EXERCISE DETAILS ->
Here are records with pictures in them. Copy all of them exactly and leave the pictures out.
-- start DATA ENTRIES --
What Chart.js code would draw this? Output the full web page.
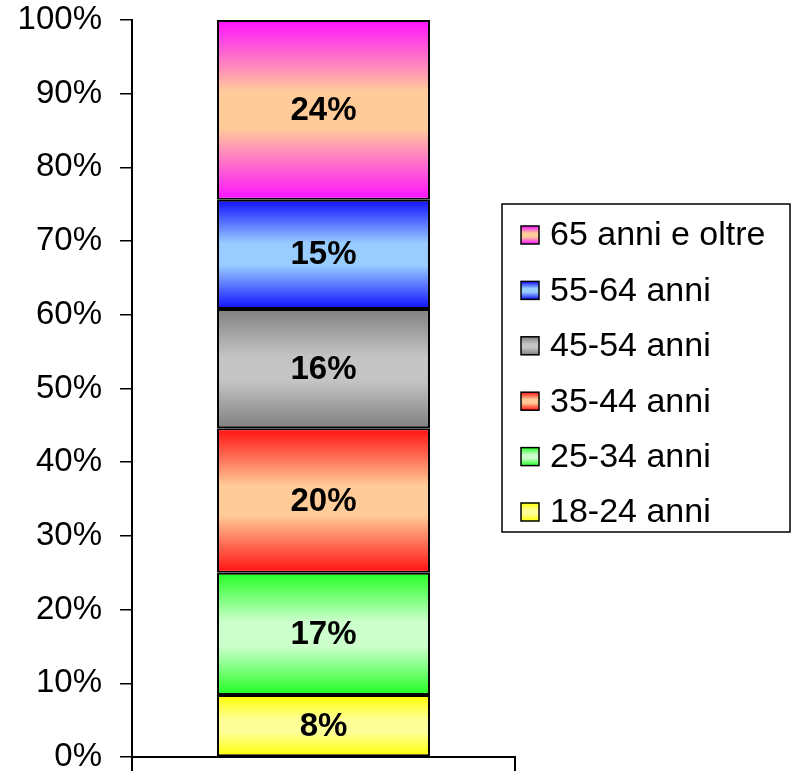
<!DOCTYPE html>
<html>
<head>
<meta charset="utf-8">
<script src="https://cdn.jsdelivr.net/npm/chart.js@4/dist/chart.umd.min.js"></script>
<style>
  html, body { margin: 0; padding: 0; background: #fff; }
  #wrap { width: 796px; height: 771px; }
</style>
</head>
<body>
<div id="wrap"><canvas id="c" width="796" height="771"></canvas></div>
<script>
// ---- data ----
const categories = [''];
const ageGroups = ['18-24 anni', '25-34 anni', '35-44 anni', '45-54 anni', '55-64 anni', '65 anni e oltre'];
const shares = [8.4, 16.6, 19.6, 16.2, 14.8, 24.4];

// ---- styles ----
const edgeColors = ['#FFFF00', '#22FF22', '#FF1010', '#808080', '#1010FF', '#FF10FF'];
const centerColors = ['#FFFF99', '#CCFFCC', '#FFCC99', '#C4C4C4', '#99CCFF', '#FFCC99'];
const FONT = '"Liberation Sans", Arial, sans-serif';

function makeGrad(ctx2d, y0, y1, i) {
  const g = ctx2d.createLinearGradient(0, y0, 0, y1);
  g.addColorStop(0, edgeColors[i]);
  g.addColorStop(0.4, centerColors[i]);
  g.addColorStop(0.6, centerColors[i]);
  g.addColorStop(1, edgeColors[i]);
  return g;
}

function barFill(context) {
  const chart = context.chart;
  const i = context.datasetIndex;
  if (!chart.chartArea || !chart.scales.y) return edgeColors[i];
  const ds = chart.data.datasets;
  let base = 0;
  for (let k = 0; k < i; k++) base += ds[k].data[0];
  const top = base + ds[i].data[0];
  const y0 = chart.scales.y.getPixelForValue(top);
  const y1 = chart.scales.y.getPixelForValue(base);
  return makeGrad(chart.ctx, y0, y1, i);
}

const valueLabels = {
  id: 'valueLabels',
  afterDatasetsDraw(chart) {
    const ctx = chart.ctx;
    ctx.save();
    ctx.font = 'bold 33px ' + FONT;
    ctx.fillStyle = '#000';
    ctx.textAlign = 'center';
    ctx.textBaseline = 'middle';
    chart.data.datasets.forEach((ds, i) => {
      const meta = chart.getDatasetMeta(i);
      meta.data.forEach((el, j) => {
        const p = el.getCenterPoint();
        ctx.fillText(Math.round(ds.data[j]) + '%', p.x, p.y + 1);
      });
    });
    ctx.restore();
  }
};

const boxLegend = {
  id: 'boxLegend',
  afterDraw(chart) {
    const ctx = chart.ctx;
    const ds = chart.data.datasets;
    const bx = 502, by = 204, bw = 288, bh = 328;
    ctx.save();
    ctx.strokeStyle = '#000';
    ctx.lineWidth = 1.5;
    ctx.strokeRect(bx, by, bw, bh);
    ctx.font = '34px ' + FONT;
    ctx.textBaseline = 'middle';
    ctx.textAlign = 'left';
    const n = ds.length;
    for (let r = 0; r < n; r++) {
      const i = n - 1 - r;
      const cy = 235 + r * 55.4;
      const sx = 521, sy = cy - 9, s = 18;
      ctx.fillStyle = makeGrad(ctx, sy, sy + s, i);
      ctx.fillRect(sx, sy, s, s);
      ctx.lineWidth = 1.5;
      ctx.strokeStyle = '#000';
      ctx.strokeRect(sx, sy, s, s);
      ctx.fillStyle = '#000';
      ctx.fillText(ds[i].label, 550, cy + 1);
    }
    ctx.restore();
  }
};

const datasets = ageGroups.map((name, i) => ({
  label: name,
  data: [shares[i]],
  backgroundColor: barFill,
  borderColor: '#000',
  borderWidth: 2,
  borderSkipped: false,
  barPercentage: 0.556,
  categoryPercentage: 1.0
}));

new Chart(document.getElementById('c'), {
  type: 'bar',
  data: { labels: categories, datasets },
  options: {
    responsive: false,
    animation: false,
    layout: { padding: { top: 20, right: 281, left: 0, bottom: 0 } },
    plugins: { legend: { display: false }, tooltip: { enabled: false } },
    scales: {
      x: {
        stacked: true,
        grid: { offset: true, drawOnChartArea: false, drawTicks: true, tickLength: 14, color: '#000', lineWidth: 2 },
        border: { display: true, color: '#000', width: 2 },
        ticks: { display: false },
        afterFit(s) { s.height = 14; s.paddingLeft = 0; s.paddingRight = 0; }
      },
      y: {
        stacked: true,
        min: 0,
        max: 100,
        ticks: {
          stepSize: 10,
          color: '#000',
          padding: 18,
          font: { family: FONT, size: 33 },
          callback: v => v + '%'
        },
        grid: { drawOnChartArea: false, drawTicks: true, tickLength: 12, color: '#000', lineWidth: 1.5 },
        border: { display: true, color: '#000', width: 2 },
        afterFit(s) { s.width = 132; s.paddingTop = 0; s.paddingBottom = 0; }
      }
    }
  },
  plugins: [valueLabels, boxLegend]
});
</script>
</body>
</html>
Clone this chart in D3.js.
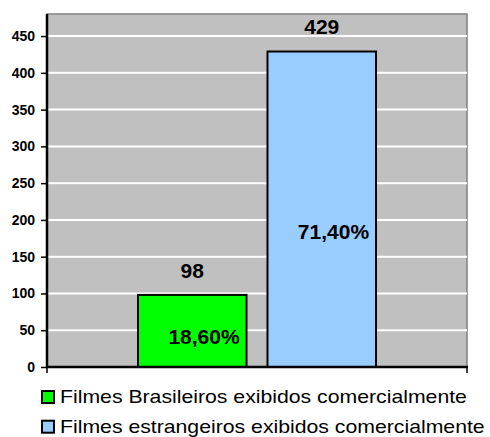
-- end DATA ENTRIES --
RESULT OF THIS EXERCISE ->
What Chart.js code would draw this? Output the full web page.
<!DOCTYPE html>
<html>
<head>
<meta charset="utf-8">
<script src="https://cdn.jsdelivr.net/npm/chart.js@4/dist/chart.umd.min.js"></script>
<style>
  html, body { margin: 0; padding: 0; background: #fff; }
  #wrap { width: 796px; height: 771px; }
</style>
</head>
<body>
<div id="wrap"><canvas id="c" width="796" height="771"></canvas></div>
<script>
// ---- data ----
const categories = [''];
const ageGroups = ['18-24 anni', '25-34 anni', '35-44 anni', '45-54 anni', '55-64 anni', '65 anni e oltre'];
const shares = [8.4, 16.6, 19.6, 16.2, 14.8, 24.4];

// ---- styles ----
const edgeColors = ['#FFFF00', '#22FF22', '#FF1010', '#808080', '#1010FF', '#FF10FF'];
const centerColors = ['#FFFF99', '#CCFFCC', '#FFCC99', '#C4C4C4', '#99CCFF', '#FFCC99'];
const FONT = '"Liberation Sans", Arial, sans-serif';

function makeGrad(ctx2d, y0, y1, i) {
  const g = ctx2d.createLinearGradient(0, y0, 0, y1);
  g.addColorStop(0, edgeColors[i]);
  g.addColorStop(0.4, centerColors[i]);
  g.addColorStop(0.6, centerColors[i]);
  g.addColorStop(1, edgeColors[i]);
  return g;
}

function barFill(context) {
  const chart = context.chart;
  const i = context.datasetIndex;
  if (!chart.chartArea || !chart.scales.y) return edgeColors[i];
  const ds = chart.data.datasets;
  let base = 0;
  for (let k = 0; k < i; k++) base += ds[k].data[0];
  const top = base + ds[i].data[0];
  const y0 = chart.scales.y.getPixelForValue(top);
  const y1 = chart.scales.y.getPixelForValue(base);
  return makeGrad(chart.ctx, y0, y1, i);
}

const valueLabels = {
  id: 'valueLabels',
  afterDatasetsDraw(chart) {
    const ctx = chart.ctx;
    ctx.save();
    ctx.font = 'bold 33px ' + FONT;
    ctx.fillStyle = '#000';
    ctx.textAlign = 'center';
    ctx.textBaseline = 'middle';
    chart.data.datasets.forEach((ds, i) => {
      const meta = chart.getDatasetMeta(i);
      meta.data.forEach((el, j) => {
        const p = el.getCenterPoint();
        ctx.fillText(Math.round(ds.data[j]) + '%', p.x, p.y + 1);
      });
    });
    ctx.restore();
  }
};

const boxLegend = {
  id: 'boxLegend',
  afterDraw(chart) {
    const ctx = chart.ctx;
    const ds = chart.data.datasets;
    const bx = 502, by = 204, bw = 288, bh = 328;
    ctx.save();
    ctx.strokeStyle = '#000';
    ctx.lineWidth = 1.5;
    ctx.strokeRect(bx, by, bw, bh);
    ctx.font = '34px ' + FONT;
    ctx.textBaseline = 'middle';
    ctx.textAlign = 'left';
    const n = ds.length;
    for (let r = 0; r < n; r++) {
      const i = n - 1 - r;
      const cy = 235 + r * 55.4;
      const sx = 521, sy = cy - 9, s = 18;
      ctx.fillStyle = makeGrad(ctx, sy, sy + s, i);
      ctx.fillRect(sx, sy, s, s);
      ctx.lineWidth = 1.5;
      ctx.strokeStyle = '#000';
      ctx.strokeRect(sx, sy, s, s);
      ctx.fillStyle = '#000';
      ctx.fillText(ds[i].label, 550, cy + 1);
    }
    ctx.restore();
  }
};

const datasets = ageGroups.map((name, i) => ({
  label: name,
  data: [shares[i]],
  backgroundColor: barFill,
  borderColor: '#000',
  borderWidth: 2,
  borderSkipped: false,
  barPercentage: 0.556,
  categoryPercentage: 1.0
}));

new Chart(document.getElementById('c'), {
  type: 'bar',
  data: { labels: categories, datasets },
  options: {
    responsive: false,
    animation: false,
    layout: { padding: { top: 20, right: 281, left: 0, bottom: 0 } },
    plugins: { legend: { display: false }, tooltip: { enabled: false } },
    scales: {
      x: {
        stacked: true,
        grid: { offset: true, drawOnChartArea: false, drawTicks: true, tickLength: 14, color: '#000', lineWidth: 2 },
        border: { display: true, color: '#000', width: 2 },
        ticks: { display: false },
        afterFit(s) { s.height = 14; s.paddingLeft = 0; s.paddingRight = 0; }
      },
      y: {
        stacked: true,
        min: 0,
        max: 100,
        ticks: {
          stepSize: 10,
          color: '#000',
          padding: 18,
          font: { family: FONT, size: 33 },
          callback: v => v + '%'
        },
        grid: { drawOnChartArea: false, drawTicks: true, tickLength: 12, color: '#000', lineWidth: 1.5 },
        border: { display: true, color: '#000', width: 2 },
        afterFit(s) { s.width = 132; s.paddingTop = 0; s.paddingBottom = 0; }
      }
    }
  },
  plugins: [valueLabels, boxLegend]
});
</script>
</body>
</html>
Clone this chart in D3.js.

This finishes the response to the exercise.